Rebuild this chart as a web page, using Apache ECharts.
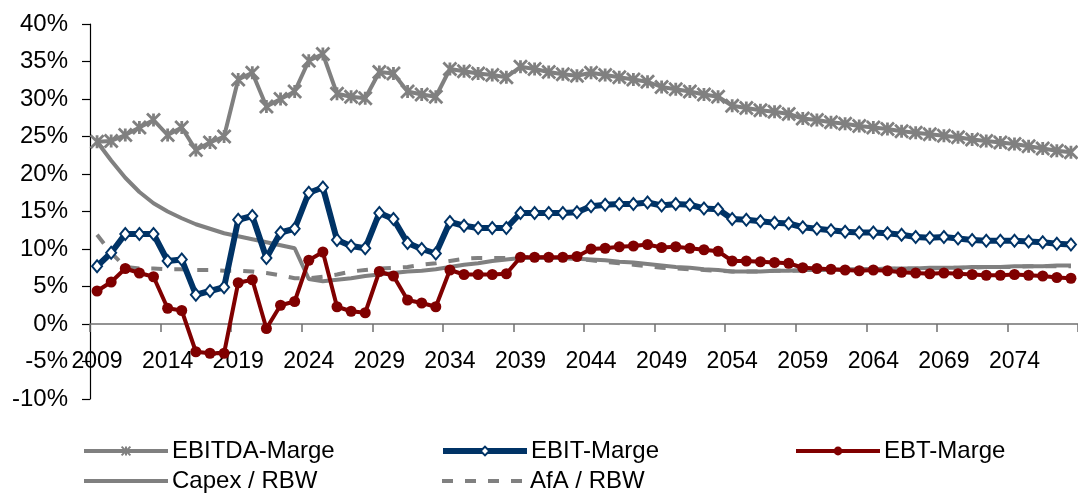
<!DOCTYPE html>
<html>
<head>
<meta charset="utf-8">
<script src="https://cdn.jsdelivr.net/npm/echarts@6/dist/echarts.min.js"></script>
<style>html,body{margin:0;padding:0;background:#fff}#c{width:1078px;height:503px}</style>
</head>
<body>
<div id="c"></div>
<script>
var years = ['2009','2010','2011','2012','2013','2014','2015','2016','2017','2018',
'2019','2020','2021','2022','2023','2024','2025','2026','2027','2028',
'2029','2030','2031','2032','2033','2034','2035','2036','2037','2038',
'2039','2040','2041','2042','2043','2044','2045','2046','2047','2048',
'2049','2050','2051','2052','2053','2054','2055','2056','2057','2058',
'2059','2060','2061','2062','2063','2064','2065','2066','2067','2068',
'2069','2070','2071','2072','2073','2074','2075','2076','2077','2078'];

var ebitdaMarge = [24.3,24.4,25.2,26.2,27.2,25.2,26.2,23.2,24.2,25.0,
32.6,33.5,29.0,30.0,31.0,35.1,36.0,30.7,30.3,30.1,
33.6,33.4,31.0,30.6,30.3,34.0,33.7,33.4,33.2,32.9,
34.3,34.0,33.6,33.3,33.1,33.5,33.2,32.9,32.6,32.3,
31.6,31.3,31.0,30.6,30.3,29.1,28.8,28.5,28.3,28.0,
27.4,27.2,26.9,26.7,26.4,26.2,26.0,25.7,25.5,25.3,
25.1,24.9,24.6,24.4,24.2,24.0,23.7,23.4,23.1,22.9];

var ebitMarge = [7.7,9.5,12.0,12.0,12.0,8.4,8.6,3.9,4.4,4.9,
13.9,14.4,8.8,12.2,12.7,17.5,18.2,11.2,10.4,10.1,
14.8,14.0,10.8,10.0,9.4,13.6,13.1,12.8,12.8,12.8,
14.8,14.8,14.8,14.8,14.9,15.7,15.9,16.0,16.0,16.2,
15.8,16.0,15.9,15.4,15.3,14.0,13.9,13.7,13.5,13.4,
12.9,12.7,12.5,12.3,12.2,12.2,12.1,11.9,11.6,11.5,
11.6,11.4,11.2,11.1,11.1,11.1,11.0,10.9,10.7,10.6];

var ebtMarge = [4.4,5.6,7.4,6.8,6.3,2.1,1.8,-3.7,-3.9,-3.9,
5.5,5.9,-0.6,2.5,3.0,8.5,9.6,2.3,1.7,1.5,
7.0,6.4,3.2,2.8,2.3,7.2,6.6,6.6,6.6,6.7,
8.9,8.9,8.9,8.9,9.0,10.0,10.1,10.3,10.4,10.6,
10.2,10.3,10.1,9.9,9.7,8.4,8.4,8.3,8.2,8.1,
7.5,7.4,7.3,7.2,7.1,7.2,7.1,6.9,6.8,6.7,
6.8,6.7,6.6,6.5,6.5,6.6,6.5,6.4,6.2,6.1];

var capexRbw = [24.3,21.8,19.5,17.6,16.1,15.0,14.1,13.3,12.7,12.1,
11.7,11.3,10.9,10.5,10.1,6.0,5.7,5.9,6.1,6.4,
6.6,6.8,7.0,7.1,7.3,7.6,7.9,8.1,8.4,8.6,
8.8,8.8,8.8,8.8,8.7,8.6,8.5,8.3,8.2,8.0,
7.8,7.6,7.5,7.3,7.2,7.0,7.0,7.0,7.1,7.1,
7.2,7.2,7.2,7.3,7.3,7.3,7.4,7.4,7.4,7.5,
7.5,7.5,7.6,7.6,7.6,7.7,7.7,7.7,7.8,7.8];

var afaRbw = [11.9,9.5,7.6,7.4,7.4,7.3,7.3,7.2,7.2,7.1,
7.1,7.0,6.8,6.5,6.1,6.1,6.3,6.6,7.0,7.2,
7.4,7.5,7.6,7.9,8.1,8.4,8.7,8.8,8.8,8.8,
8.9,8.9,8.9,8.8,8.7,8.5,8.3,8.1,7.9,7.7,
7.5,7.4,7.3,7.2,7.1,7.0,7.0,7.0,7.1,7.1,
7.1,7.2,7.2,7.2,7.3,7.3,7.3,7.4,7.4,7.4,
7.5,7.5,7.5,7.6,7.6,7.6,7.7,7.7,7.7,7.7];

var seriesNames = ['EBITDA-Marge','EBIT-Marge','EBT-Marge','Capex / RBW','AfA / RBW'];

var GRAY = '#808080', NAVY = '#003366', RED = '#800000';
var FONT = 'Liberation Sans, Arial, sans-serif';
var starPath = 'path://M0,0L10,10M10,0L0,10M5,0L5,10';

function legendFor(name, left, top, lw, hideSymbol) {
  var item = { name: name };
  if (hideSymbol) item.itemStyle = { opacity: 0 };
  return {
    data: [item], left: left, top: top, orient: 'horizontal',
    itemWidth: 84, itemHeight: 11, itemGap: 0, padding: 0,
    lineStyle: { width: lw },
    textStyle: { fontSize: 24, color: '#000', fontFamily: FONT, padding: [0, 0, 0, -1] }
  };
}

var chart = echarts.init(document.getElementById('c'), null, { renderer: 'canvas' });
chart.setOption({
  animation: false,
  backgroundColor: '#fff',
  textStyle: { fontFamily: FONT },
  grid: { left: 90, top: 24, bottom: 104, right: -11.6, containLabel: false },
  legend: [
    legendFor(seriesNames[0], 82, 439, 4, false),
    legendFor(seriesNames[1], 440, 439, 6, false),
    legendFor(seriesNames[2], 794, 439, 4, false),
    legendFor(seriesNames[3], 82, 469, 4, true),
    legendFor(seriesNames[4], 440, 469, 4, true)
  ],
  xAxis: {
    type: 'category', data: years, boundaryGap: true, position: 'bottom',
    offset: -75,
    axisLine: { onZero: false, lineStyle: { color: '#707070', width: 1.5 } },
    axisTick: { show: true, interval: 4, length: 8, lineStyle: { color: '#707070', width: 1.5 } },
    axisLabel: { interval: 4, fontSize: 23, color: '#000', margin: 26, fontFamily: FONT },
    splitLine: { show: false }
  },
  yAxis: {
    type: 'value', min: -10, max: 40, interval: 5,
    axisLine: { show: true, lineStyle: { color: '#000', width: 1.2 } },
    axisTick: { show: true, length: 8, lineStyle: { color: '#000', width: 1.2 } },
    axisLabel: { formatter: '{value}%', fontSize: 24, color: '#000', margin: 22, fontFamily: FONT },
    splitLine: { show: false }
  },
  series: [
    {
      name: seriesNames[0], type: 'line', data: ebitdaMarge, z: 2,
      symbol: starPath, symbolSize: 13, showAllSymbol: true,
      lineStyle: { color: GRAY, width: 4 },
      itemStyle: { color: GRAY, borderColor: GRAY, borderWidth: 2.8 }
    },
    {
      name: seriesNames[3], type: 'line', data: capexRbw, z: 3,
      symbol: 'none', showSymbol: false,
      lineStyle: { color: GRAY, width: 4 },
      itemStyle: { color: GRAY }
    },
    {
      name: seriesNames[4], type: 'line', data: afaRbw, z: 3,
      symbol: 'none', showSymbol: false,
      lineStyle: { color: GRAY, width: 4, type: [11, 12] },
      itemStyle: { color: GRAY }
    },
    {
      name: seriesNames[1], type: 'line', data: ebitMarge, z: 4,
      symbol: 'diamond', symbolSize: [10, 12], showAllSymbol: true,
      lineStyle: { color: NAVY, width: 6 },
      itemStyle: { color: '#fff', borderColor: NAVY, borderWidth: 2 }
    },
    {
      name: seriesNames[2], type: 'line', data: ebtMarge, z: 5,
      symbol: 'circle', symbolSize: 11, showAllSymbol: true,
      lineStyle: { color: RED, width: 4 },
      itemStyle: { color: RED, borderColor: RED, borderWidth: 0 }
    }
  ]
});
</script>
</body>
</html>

* _What you need to do_: Repeat the data above exactly, but not the pictures.

* _Answer_:
Rebuild this chart as a web page, using Apache ECharts.
<!DOCTYPE html>
<html>
<head>
<meta charset="utf-8">
<script src="https://cdn.jsdelivr.net/npm/echarts@6/dist/echarts.min.js"></script>
<style>html,body{margin:0;padding:0;background:#fff}#c{width:1078px;height:503px}</style>
</head>
<body>
<div id="c"></div>
<script>
var years = ['2009','2010','2011','2012','2013','2014','2015','2016','2017','2018',
'2019','2020','2021','2022','2023','2024','2025','2026','2027','2028',
'2029','2030','2031','2032','2033','2034','2035','2036','2037','2038',
'2039','2040','2041','2042','2043','2044','2045','2046','2047','2048',
'2049','2050','2051','2052','2053','2054','2055','2056','2057','2058',
'2059','2060','2061','2062','2063','2064','2065','2066','2067','2068',
'2069','2070','2071','2072','2073','2074','2075','2076','2077','2078'];

var ebitdaMarge = [24.3,24.4,25.2,26.2,27.2,25.2,26.2,23.2,24.2,25.0,
32.6,33.5,29.0,30.0,31.0,35.1,36.0,30.7,30.3,30.1,
33.6,33.4,31.0,30.6,30.3,34.0,33.7,33.4,33.2,32.9,
34.3,34.0,33.6,33.3,33.1,33.5,33.2,32.9,32.6,32.3,
31.6,31.3,31.0,30.6,30.3,29.1,28.8,28.5,28.3,28.0,
27.4,27.2,26.9,26.7,26.4,26.2,26.0,25.7,25.5,25.3,
25.1,24.9,24.6,24.4,24.2,24.0,23.7,23.4,23.1,22.9];

var ebitMarge = [7.7,9.5,12.0,12.0,12.0,8.4,8.6,3.9,4.4,4.9,
13.9,14.4,8.8,12.2,12.7,17.5,18.2,11.2,10.4,10.1,
14.8,14.0,10.8,10.0,9.4,13.6,13.1,12.8,12.8,12.8,
14.8,14.8,14.8,14.8,14.9,15.7,15.9,16.0,16.0,16.2,
15.8,16.0,15.9,15.4,15.3,14.0,13.9,13.7,13.5,13.4,
12.9,12.7,12.5,12.3,12.2,12.2,12.1,11.9,11.6,11.5,
11.6,11.4,11.2,11.1,11.1,11.1,11.0,10.9,10.7,10.6];

var ebtMarge = [4.4,5.6,7.4,6.8,6.3,2.1,1.8,-3.7,-3.9,-3.9,
5.5,5.9,-0.6,2.5,3.0,8.5,9.6,2.3,1.7,1.5,
7.0,6.4,3.2,2.8,2.3,7.2,6.6,6.6,6.6,6.7,
8.9,8.9,8.9,8.9,9.0,10.0,10.1,10.3,10.4,10.6,
10.2,10.3,10.1,9.9,9.7,8.4,8.4,8.3,8.2,8.1,
7.5,7.4,7.3,7.2,7.1,7.2,7.1,6.9,6.8,6.7,
6.8,6.7,6.6,6.5,6.5,6.6,6.5,6.4,6.2,6.1];

var capexRbw = [24.3,21.8,19.5,17.6,16.1,15.0,14.1,13.3,12.7,12.1,
11.7,11.3,10.9,10.5,10.1,6.0,5.7,5.9,6.1,6.4,
6.6,6.8,7.0,7.1,7.3,7.6,7.9,8.1,8.4,8.6,
8.8,8.8,8.8,8.8,8.7,8.6,8.5,8.3,8.2,8.0,
7.8,7.6,7.5,7.3,7.2,7.0,7.0,7.0,7.1,7.1,
7.2,7.2,7.2,7.3,7.3,7.3,7.4,7.4,7.4,7.5,
7.5,7.5,7.6,7.6,7.6,7.7,7.7,7.7,7.8,7.8];

var afaRbw = [11.9,9.5,7.6,7.4,7.4,7.3,7.3,7.2,7.2,7.1,
7.1,7.0,6.8,6.5,6.1,6.1,6.3,6.6,7.0,7.2,
7.4,7.5,7.6,7.9,8.1,8.4,8.7,8.8,8.8,8.8,
8.9,8.9,8.9,8.8,8.7,8.5,8.3,8.1,7.9,7.7,
7.5,7.4,7.3,7.2,7.1,7.0,7.0,7.0,7.1,7.1,
7.1,7.2,7.2,7.2,7.3,7.3,7.3,7.4,7.4,7.4,
7.5,7.5,7.5,7.6,7.6,7.6,7.7,7.7,7.7,7.7];

var seriesNames = ['EBITDA-Marge','EBIT-Marge','EBT-Marge','Capex / RBW','AfA / RBW'];

var GRAY = '#808080', NAVY = '#003366', RED = '#800000';
var FONT = 'Liberation Sans, Arial, sans-serif';
var starPath = 'path://M0,0L10,10M10,0L0,10M5,0L5,10';

function legendFor(name, left, top, lw, hideSymbol) {
  var item = { name: name };
  if (hideSymbol) item.itemStyle = { opacity: 0 };
  return {
    data: [item], left: left, top: top, orient: 'horizontal',
    itemWidth: 84, itemHeight: 11, itemGap: 0, padding: 0,
    lineStyle: { width: lw },
    textStyle: { fontSize: 24, color: '#000', fontFamily: FONT, padding: [0, 0, 0, -1] }
  };
}

var chart = echarts.init(document.getElementById('c'), null, { renderer: 'canvas' });
chart.setOption({
  animation: false,
  backgroundColor: '#fff',
  textStyle: { fontFamily: FONT },
  grid: { left: 90, top: 24, bottom: 104, right: -11.6, containLabel: false },
  legend: [
    legendFor(seriesNames[0], 82, 439, 4, false),
    legendFor(seriesNames[1], 440, 439, 6, false),
    legendFor(seriesNames[2], 794, 439, 4, false),
    legendFor(seriesNames[3], 82, 469, 4, true),
    legendFor(seriesNames[4], 440, 469, 4, true)
  ],
  xAxis: {
    type: 'category', data: years, boundaryGap: true, position: 'bottom',
    offset: -75,
    axisLine: { onZero: false, lineStyle: { color: '#707070', width: 1.5 } },
    axisTick: { show: true, interval: 4, length: 8, lineStyle: { color: '#707070', width: 1.5 } },
    axisLabel: { interval: 4, fontSize: 23, color: '#000', margin: 26, fontFamily: FONT },
    splitLine: { show: false }
  },
  yAxis: {
    type: 'value', min: -10, max: 40, interval: 5,
    axisLine: { show: true, lineStyle: { color: '#000', width: 1.2 } },
    axisTick: { show: true, length: 8, lineStyle: { color: '#000', width: 1.2 } },
    axisLabel: { formatter: '{value}%', fontSize: 24, color: '#000', margin: 22, fontFamily: FONT },
    splitLine: { show: false }
  },
  series: [
    {
      name: seriesNames[0], type: 'line', data: ebitdaMarge, z: 2,
      symbol: starPath, symbolSize: 13, showAllSymbol: true,
      lineStyle: { color: GRAY, width: 4 },
      itemStyle: { color: GRAY, borderColor: GRAY, borderWidth: 2.8 }
    },
    {
      name: seriesNames[3], type: 'line', data: capexRbw, z: 3,
      symbol: 'none', showSymbol: false,
      lineStyle: { color: GRAY, width: 4 },
      itemStyle: { color: GRAY }
    },
    {
      name: seriesNames[4], type: 'line', data: afaRbw, z: 3,
      symbol: 'none', showSymbol: false,
      lineStyle: { color: GRAY, width: 4, type: [11, 12] },
      itemStyle: { color: GRAY }
    },
    {
      name: seriesNames[1], type: 'line', data: ebitMarge, z: 4,
      symbol: 'diamond', symbolSize: [10, 12], showAllSymbol: true,
      lineStyle: { color: NAVY, width: 6 },
      itemStyle: { color: '#fff', borderColor: NAVY, borderWidth: 2 }
    },
    {
      name: seriesNames[2], type: 'line', data: ebtMarge, z: 5,
      symbol: 'circle', symbolSize: 11, showAllSymbol: true,
      lineStyle: { color: RED, width: 4 },
      itemStyle: { color: RED, borderColor: RED, borderWidth: 0 }
    }
  ]
});
</script>
</body>
</html>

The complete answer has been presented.